As for the pages themselves, they were long ago identified as to which page belongs to which part of THE SILMARILLION by Taum, in his little 1983/84  Exhibition catalogue.


(1) The opening paragraphs of THE VALAQUENTA [SILM page 25]
[Marq. 3/9/36: 1a; item #44 in Taum's catalogue]

--the verso of this page (:1b) also contains Silm material, in this case drafting for disconnected individual lines about various of the Valar and a passing reference to AElfwine.



(2) The opening of Chapter III in THE SILMARILLION: "Of the Coming of the Elves"
[SILM page 47]
[Marq.  3/9/36: 2a & 2b; item #43 in Taum's catalogue]


--here we have two stages of drafting, one in ink and the other in pencil, both being variant texts of the same passage, curiously enough on opposite sides of the same piece of paper. Also odd is that the ink text looks to be the earlier, with the pencilled obverse version being closer to the text of the published book.


(3) a passage from "Of the Rings of Power" (the final section of THE SILMARILLION)

N.B.: This one I'd forgotten about, and didn't go and re-check today, so here I'm dependent on Taum's description of it and don't know what exact page of THE SILMARILLION this text corresponds to.

In any case, it's clear why this page wound up at Marquette: the back of this sheet features the scene in which Galadriel leads Frodo and Sam to her Mirror.

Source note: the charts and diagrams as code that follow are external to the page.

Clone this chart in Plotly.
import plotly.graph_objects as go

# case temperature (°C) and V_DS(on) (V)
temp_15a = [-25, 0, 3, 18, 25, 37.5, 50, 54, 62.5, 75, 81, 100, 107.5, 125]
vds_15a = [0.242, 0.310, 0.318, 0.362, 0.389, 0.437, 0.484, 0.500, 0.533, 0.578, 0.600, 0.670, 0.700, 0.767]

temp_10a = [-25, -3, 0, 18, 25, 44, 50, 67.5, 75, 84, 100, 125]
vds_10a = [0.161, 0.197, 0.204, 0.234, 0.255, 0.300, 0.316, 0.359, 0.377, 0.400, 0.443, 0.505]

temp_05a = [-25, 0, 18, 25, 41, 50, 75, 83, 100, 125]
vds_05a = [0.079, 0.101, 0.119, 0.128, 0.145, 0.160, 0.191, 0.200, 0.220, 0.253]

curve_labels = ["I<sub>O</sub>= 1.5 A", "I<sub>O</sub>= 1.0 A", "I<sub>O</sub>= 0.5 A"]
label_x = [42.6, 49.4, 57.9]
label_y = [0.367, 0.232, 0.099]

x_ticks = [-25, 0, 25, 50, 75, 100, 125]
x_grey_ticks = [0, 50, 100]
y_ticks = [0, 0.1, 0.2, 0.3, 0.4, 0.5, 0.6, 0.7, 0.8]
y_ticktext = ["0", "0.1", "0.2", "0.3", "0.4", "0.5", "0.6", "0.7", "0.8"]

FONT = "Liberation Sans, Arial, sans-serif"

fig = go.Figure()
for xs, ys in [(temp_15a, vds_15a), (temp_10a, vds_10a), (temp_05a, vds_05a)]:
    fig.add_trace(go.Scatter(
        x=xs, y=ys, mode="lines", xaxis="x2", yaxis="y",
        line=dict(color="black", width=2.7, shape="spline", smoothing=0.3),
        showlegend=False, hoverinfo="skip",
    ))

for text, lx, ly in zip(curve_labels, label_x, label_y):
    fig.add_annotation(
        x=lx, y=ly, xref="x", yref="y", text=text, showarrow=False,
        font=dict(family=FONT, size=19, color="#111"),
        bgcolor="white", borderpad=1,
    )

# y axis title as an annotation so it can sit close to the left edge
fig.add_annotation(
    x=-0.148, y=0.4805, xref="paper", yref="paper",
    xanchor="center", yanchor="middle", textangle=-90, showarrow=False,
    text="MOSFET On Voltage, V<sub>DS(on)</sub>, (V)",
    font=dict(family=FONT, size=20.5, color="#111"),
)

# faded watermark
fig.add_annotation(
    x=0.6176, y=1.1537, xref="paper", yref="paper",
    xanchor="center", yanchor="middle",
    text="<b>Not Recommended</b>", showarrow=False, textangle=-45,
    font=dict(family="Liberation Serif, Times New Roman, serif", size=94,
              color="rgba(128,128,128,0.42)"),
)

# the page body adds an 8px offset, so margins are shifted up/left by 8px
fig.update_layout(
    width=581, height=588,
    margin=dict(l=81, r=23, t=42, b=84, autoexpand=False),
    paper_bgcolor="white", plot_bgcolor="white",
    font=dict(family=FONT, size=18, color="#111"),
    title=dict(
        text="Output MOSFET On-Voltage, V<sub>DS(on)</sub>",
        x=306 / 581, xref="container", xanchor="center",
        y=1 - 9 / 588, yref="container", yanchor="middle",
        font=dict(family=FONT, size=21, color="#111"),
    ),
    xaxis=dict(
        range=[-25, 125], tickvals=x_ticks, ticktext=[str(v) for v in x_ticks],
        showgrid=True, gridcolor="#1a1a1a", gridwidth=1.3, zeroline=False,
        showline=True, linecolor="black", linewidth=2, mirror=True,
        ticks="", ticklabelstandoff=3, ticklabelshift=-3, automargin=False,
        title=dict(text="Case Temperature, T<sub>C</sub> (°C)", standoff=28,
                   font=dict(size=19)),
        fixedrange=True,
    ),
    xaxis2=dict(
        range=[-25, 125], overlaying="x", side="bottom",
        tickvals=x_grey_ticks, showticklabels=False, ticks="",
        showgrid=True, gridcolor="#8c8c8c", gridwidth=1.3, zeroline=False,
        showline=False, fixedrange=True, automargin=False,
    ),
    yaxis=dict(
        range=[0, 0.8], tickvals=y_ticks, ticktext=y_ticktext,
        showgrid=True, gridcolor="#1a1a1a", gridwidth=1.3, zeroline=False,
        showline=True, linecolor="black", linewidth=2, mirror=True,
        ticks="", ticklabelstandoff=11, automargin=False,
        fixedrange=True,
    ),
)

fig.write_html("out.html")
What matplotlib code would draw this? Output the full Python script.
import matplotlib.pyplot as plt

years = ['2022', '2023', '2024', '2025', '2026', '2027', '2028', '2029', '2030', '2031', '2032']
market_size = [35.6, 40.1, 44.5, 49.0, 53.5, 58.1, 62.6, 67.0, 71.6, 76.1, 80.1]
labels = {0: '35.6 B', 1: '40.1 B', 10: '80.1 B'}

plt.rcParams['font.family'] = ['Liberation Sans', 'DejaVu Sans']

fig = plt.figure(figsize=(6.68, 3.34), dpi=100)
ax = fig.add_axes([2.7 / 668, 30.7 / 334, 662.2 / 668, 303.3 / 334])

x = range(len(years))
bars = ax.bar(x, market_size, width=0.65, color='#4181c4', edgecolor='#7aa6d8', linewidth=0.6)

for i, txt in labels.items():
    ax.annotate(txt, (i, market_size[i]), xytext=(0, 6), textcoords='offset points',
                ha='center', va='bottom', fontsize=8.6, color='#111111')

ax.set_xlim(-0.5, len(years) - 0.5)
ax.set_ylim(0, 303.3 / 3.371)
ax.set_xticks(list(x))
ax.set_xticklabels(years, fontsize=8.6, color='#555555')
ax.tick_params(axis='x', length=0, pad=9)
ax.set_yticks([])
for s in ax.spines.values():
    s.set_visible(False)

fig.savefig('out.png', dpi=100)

So there it is: only a fractional collection when considered against the great mass of LotR papers, yet a highly interesting little batch of documents.   I'm glad to have the chance to see them again, after all these years.

--John R.
current reading: the same.
current research: the earliest LotR Mss.


*i.e, Book I of FR, Book II of FR, Book III of TT, &c.

**this circulated until around the time of Tolkien's death, I gather, at which time it was discontinued so Marquette cd better safeguard the Mss.